WHAT IS ASKED: In the copy, include every entry exactly but none of the images.

-- start RECORDS FOR PROCESSING --

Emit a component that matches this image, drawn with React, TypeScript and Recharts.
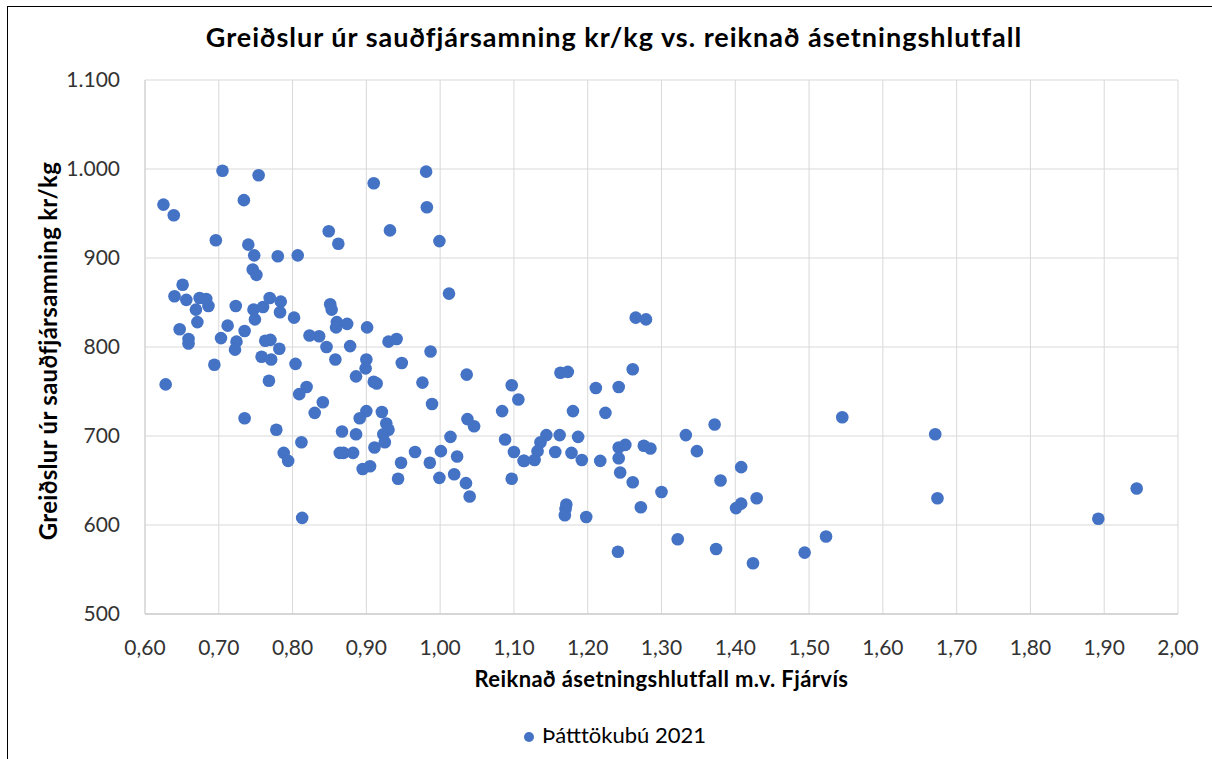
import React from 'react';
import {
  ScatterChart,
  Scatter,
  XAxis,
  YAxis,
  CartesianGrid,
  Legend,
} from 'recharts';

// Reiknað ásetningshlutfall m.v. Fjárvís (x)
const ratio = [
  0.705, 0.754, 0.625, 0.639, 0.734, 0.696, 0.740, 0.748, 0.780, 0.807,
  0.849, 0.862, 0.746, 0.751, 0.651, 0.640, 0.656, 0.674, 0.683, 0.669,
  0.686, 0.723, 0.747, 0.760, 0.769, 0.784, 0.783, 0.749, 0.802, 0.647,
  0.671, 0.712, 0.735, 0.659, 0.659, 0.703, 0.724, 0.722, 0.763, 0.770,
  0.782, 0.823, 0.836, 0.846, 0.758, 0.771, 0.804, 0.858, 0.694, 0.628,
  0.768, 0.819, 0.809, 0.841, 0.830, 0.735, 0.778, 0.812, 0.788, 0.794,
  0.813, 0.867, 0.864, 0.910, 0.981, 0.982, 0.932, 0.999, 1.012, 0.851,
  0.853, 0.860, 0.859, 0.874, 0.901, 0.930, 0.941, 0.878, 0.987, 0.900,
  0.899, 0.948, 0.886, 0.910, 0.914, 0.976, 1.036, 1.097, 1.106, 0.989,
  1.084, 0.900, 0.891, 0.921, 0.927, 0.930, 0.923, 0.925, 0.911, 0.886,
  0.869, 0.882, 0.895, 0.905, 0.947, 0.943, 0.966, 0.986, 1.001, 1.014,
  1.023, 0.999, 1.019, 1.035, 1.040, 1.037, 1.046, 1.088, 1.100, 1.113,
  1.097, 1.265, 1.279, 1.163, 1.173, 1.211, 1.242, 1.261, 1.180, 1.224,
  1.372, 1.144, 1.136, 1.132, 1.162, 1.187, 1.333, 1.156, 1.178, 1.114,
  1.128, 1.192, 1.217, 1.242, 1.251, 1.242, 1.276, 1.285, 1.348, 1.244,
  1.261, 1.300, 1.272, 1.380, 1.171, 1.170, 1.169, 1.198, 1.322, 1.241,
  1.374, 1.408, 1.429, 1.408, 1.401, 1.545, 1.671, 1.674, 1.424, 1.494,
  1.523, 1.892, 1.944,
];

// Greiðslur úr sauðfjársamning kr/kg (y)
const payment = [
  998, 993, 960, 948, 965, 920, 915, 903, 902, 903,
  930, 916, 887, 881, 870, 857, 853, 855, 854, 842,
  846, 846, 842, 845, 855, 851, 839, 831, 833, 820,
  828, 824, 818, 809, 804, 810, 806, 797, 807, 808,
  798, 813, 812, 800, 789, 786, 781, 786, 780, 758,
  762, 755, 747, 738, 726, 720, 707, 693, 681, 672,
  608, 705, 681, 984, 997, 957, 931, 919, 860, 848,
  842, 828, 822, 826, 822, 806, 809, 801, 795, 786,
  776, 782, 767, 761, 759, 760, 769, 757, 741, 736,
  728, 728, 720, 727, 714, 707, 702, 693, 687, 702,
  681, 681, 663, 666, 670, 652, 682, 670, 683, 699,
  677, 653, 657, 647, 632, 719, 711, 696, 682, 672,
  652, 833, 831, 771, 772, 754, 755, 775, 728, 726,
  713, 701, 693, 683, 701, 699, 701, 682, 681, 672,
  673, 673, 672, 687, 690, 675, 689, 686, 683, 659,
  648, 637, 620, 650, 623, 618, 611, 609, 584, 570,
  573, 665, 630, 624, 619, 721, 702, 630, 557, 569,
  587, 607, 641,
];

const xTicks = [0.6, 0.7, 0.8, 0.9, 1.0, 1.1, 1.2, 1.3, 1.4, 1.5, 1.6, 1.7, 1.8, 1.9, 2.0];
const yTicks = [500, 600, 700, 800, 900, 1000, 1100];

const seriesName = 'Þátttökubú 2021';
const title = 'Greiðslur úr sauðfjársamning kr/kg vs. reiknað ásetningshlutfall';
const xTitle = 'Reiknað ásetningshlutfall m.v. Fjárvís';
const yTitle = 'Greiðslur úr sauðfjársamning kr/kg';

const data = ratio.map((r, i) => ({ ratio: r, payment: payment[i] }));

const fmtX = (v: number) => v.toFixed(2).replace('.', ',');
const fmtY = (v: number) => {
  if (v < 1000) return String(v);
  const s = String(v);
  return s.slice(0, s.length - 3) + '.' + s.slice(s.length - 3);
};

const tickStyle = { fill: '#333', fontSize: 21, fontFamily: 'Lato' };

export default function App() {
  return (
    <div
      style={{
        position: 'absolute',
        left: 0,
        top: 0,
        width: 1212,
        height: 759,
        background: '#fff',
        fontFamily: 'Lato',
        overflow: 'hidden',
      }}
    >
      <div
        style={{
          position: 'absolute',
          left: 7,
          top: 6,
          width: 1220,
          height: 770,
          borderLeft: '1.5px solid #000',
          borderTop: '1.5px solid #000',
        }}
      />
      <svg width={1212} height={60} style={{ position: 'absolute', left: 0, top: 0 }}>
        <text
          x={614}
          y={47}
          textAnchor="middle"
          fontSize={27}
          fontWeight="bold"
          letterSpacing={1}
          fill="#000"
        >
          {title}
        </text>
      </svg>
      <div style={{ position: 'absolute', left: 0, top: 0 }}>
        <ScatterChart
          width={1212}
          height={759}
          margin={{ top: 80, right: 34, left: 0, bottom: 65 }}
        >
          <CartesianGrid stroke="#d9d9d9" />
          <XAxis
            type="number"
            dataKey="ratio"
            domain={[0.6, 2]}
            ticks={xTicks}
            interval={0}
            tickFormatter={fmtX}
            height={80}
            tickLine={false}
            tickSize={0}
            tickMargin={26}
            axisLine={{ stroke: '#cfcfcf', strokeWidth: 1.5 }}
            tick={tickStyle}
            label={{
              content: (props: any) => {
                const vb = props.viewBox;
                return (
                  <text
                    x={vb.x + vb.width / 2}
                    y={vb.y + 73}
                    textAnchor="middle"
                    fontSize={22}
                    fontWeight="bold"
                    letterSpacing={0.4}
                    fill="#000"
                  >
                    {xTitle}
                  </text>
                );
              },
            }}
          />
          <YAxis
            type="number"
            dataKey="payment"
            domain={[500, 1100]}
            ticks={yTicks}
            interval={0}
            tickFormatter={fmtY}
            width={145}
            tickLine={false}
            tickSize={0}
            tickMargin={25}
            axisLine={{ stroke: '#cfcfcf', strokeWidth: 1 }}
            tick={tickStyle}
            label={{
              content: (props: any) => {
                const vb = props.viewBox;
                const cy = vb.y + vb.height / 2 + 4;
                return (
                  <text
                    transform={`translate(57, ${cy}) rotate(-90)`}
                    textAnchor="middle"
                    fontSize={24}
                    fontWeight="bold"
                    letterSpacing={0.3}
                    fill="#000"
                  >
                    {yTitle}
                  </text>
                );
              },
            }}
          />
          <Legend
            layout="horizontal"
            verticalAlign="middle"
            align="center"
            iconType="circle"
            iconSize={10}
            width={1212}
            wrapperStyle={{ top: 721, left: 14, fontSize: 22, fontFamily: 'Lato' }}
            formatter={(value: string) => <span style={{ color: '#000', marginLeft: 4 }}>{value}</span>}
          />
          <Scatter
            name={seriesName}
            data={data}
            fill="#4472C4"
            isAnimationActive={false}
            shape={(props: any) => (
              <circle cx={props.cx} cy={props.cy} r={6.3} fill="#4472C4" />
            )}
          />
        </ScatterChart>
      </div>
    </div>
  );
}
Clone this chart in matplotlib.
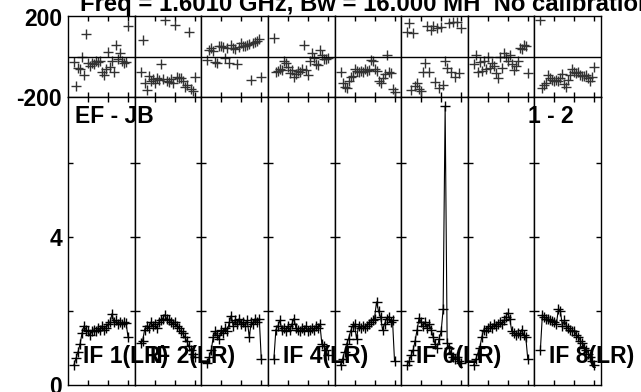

-- end RECORDS FOR PROCESSING --

FINAL RESULT:
Emit a component that matches this image, drawn with React, TypeScript and Recharts.
import React from 'react';
import {
  ScatterChart,
  Scatter,
  XAxis,
  YAxis,
  CartesianGrid,
  Legend,
} from 'recharts';

// Reiknað ásetningshlutfall m.v. Fjárvís (x)
const ratio = [
  0.705, 0.754, 0.625, 0.639, 0.734, 0.696, 0.740, 0.748, 0.780, 0.807,
  0.849, 0.862, 0.746, 0.751, 0.651, 0.640, 0.656, 0.674, 0.683, 0.669,
  0.686, 0.723, 0.747, 0.760, 0.769, 0.784, 0.783, 0.749, 0.802, 0.647,
  0.671, 0.712, 0.735, 0.659, 0.659, 0.703, 0.724, 0.722, 0.763, 0.770,
  0.782, 0.823, 0.836, 0.846, 0.758, 0.771, 0.804, 0.858, 0.694, 0.628,
  0.768, 0.819, 0.809, 0.841, 0.830, 0.735, 0.778, 0.812, 0.788, 0.794,
  0.813, 0.867, 0.864, 0.910, 0.981, 0.982, 0.932, 0.999, 1.012, 0.851,
  0.853, 0.860, 0.859, 0.874, 0.901, 0.930, 0.941, 0.878, 0.987, 0.900,
  0.899, 0.948, 0.886, 0.910, 0.914, 0.976, 1.036, 1.097, 1.106, 0.989,
  1.084, 0.900, 0.891, 0.921, 0.927, 0.930, 0.923, 0.925, 0.911, 0.886,
  0.869, 0.882, 0.895, 0.905, 0.947, 0.943, 0.966, 0.986, 1.001, 1.014,
  1.023, 0.999, 1.019, 1.035, 1.040, 1.037, 1.046, 1.088, 1.100, 1.113,
  1.097, 1.265, 1.279, 1.163, 1.173, 1.211, 1.242, 1.261, 1.180, 1.224,
  1.372, 1.144, 1.136, 1.132, 1.162, 1.187, 1.333, 1.156, 1.178, 1.114,
  1.128, 1.192, 1.217, 1.242, 1.251, 1.242, 1.276, 1.285, 1.348, 1.244,
  1.261, 1.300, 1.272, 1.380, 1.171, 1.170, 1.169, 1.198, 1.322, 1.241,
  1.374, 1.408, 1.429, 1.408, 1.401, 1.545, 1.671, 1.674, 1.424, 1.494,
  1.523, 1.892, 1.944,
];

// Greiðslur úr sauðfjársamning kr/kg (y)
const payment = [
  998, 993, 960, 948, 965, 920, 915, 903, 902, 903,
  930, 916, 887, 881, 870, 857, 853, 855, 854, 842,
  846, 846, 842, 845, 855, 851, 839, 831, 833, 820,
  828, 824, 818, 809, 804, 810, 806, 797, 807, 808,
  798, 813, 812, 800, 789, 786, 781, 786, 780, 758,
  762, 755, 747, 738, 726, 720, 707, 693, 681, 672,
  608, 705, 681, 984, 997, 957, 931, 919, 860, 848,
  842, 828, 822, 826, 822, 806, 809, 801, 795, 786,
  776, 782, 767, 761, 759, 760, 769, 757, 741, 736,
  728, 728, 720, 727, 714, 707, 702, 693, 687, 702,
  681, 681, 663, 666, 670, 652, 682, 670, 683, 699,
  677, 653, 657, 647, 632, 719, 711, 696, 682, 672,
  652, 833, 831, 771, 772, 754, 755, 775, 728, 726,
  713, 701, 693, 683, 701, 699, 701, 682, 681, 672,
  673, 673, 672, 687, 690, 675, 689, 686, 683, 659,
  648, 637, 620, 650, 623, 618, 611, 609, 584, 570,
  573, 665, 630, 624, 619, 721, 702, 630, 557, 569,
  587, 607, 641,
];

const xTicks = [0.6, 0.7, 0.8, 0.9, 1.0, 1.1, 1.2, 1.3, 1.4, 1.5, 1.6, 1.7, 1.8, 1.9, 2.0];
const yTicks = [500, 600, 700, 800, 900, 1000, 1100];

const seriesName = 'Þátttökubú 2021';
const title = 'Greiðslur úr sauðfjársamning kr/kg vs. reiknað ásetningshlutfall';
const xTitle = 'Reiknað ásetningshlutfall m.v. Fjárvís';
const yTitle = 'Greiðslur úr sauðfjársamning kr/kg';

const data = ratio.map((r, i) => ({ ratio: r, payment: payment[i] }));

const fmtX = (v: number) => v.toFixed(2).replace('.', ',');
const fmtY = (v: number) => {
  if (v < 1000) return String(v);
  const s = String(v);
  return s.slice(0, s.length - 3) + '.' + s.slice(s.length - 3);
};

const tickStyle = { fill: '#333', fontSize: 21, fontFamily: 'Lato' };

export default function App() {
  return (
    <div
      style={{
        position: 'absolute',
        left: 0,
        top: 0,
        width: 1212,
        height: 759,
        background: '#fff',
        fontFamily: 'Lato',
        overflow: 'hidden',
      }}
    >
      <div
        style={{
          position: 'absolute',
          left: 7,
          top: 6,
          width: 1220,
          height: 770,
          borderLeft: '1.5px solid #000',
          borderTop: '1.5px solid #000',
        }}
      />
      <svg width={1212} height={60} style={{ position: 'absolute', left: 0, top: 0 }}>
        <text
          x={614}
          y={47}
          textAnchor="middle"
          fontSize={27}
          fontWeight="bold"
          letterSpacing={1}
          fill="#000"
        >
          {title}
        </text>
      </svg>
      <div style={{ position: 'absolute', left: 0, top: 0 }}>
        <ScatterChart
          width={1212}
          height={759}
          margin={{ top: 80, right: 34, left: 0, bottom: 65 }}
        >
          <CartesianGrid stroke="#d9d9d9" />
          <XAxis
            type="number"
            dataKey="ratio"
            domain={[0.6, 2]}
            ticks={xTicks}
            interval={0}
            tickFormatter={fmtX}
            height={80}
            tickLine={false}
            tickSize={0}
            tickMargin={26}
            axisLine={{ stroke: '#cfcfcf', strokeWidth: 1.5 }}
            tick={tickStyle}
            label={{
              content: (props: any) => {
                const vb = props.viewBox;
                return (
                  <text
                    x={vb.x + vb.width / 2}
                    y={vb.y + 73}
                    textAnchor="middle"
                    fontSize={22}
                    fontWeight="bold"
                    letterSpacing={0.4}
                    fill="#000"
                  >
                    {xTitle}
                  </text>
                );
              },
            }}
          />
          <YAxis
            type="number"
            dataKey="payment"
            domain={[500, 1100]}
            ticks={yTicks}
            interval={0}
            tickFormatter={fmtY}
            width={145}
            tickLine={false}
            tickSize={0}
            tickMargin={25}
            axisLine={{ stroke: '#cfcfcf', strokeWidth: 1 }}
            tick={tickStyle}
            label={{
              content: (props: any) => {
                const vb = props.viewBox;
                const cy = vb.y + vb.height / 2 + 4;
                return (
                  <text
                    transform={`translate(57, ${cy}) rotate(-90)`}
                    textAnchor="middle"
                    fontSize={24}
                    fontWeight="bold"
                    letterSpacing={0.3}
                    fill="#000"
                  >
                    {yTitle}
                  </text>
                );
              },
            }}
          />
          <Legend
            layout="horizontal"
            verticalAlign="middle"
            align="center"
            iconType="circle"
            iconSize={10}
            width={1212}
            wrapperStyle={{ top: 721, left: 14, fontSize: 22, fontFamily: 'Lato' }}
            formatter={(value: string) => <span style={{ color: '#000', marginLeft: 4 }}>{value}</span>}
          />
          <Scatter
            name={seriesName}
            data={data}
            fill="#4472C4"
            isAnimationActive={false}
            shape={(props: any) => (
              <circle cx={props.cx} cy={props.cy} r={6.3} fill="#4472C4" />
            )}
          />
        </ScatterChart>
      </div>
    </div>
  );
}
Clone this chart in matplotlib.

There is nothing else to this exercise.